Sound radiation from a vibrating body in relative motion with its surrounding medium

Abstract

As an extension of the authors' previous work [J. Acoust. Soc. Am. Suppl. 1 83, S77 (1988)], this paper considers sound radiation from a vibrating body in relative motion with its surrounding medium, namely, either a vibrating body radiating sound into a homogeneous inviscid fluid in uniform motion or a moving vibrating body radiating sound into a stationary inviscid fluid. The resulting sound fields in both cases can be expressed in terms of volume integrals and surface integrals based on the exact theory of Lighthill's acoustic analogy and generalized function theory.
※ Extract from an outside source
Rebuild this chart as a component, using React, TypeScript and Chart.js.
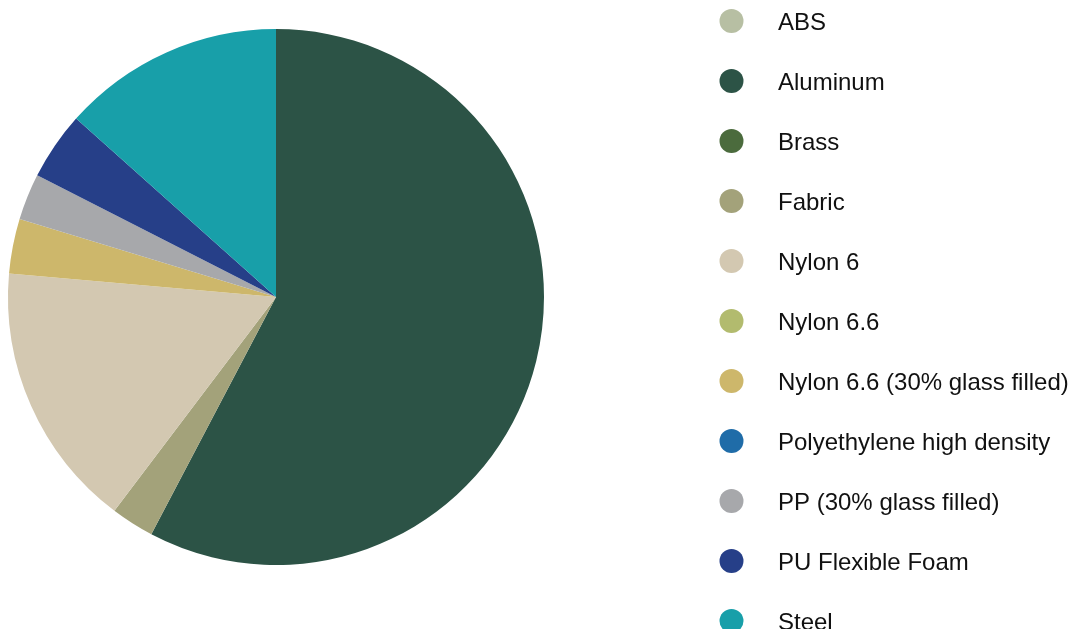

However, quantities involved in the volume integrals are not known a priori. Determination of these quantities is equivalent to solving an inhomogeneous wave equation governing the entire flow field, which is virtually impossible for most problems of interest. This paper shows that for a vibrating body in constant and rectilinear relative motion with its surrounding medium, the volume integrals can be transformed into surface integrals. Consequently, the acoustic field can be completely determined given the boundary conditions on the vibrating surface. The total radiated power is calculated and shown to be greatly enhanced by the Mach number. [Work supported in part by ONR, NSF, and Institute for Manufacturing Research at Wayne State University.]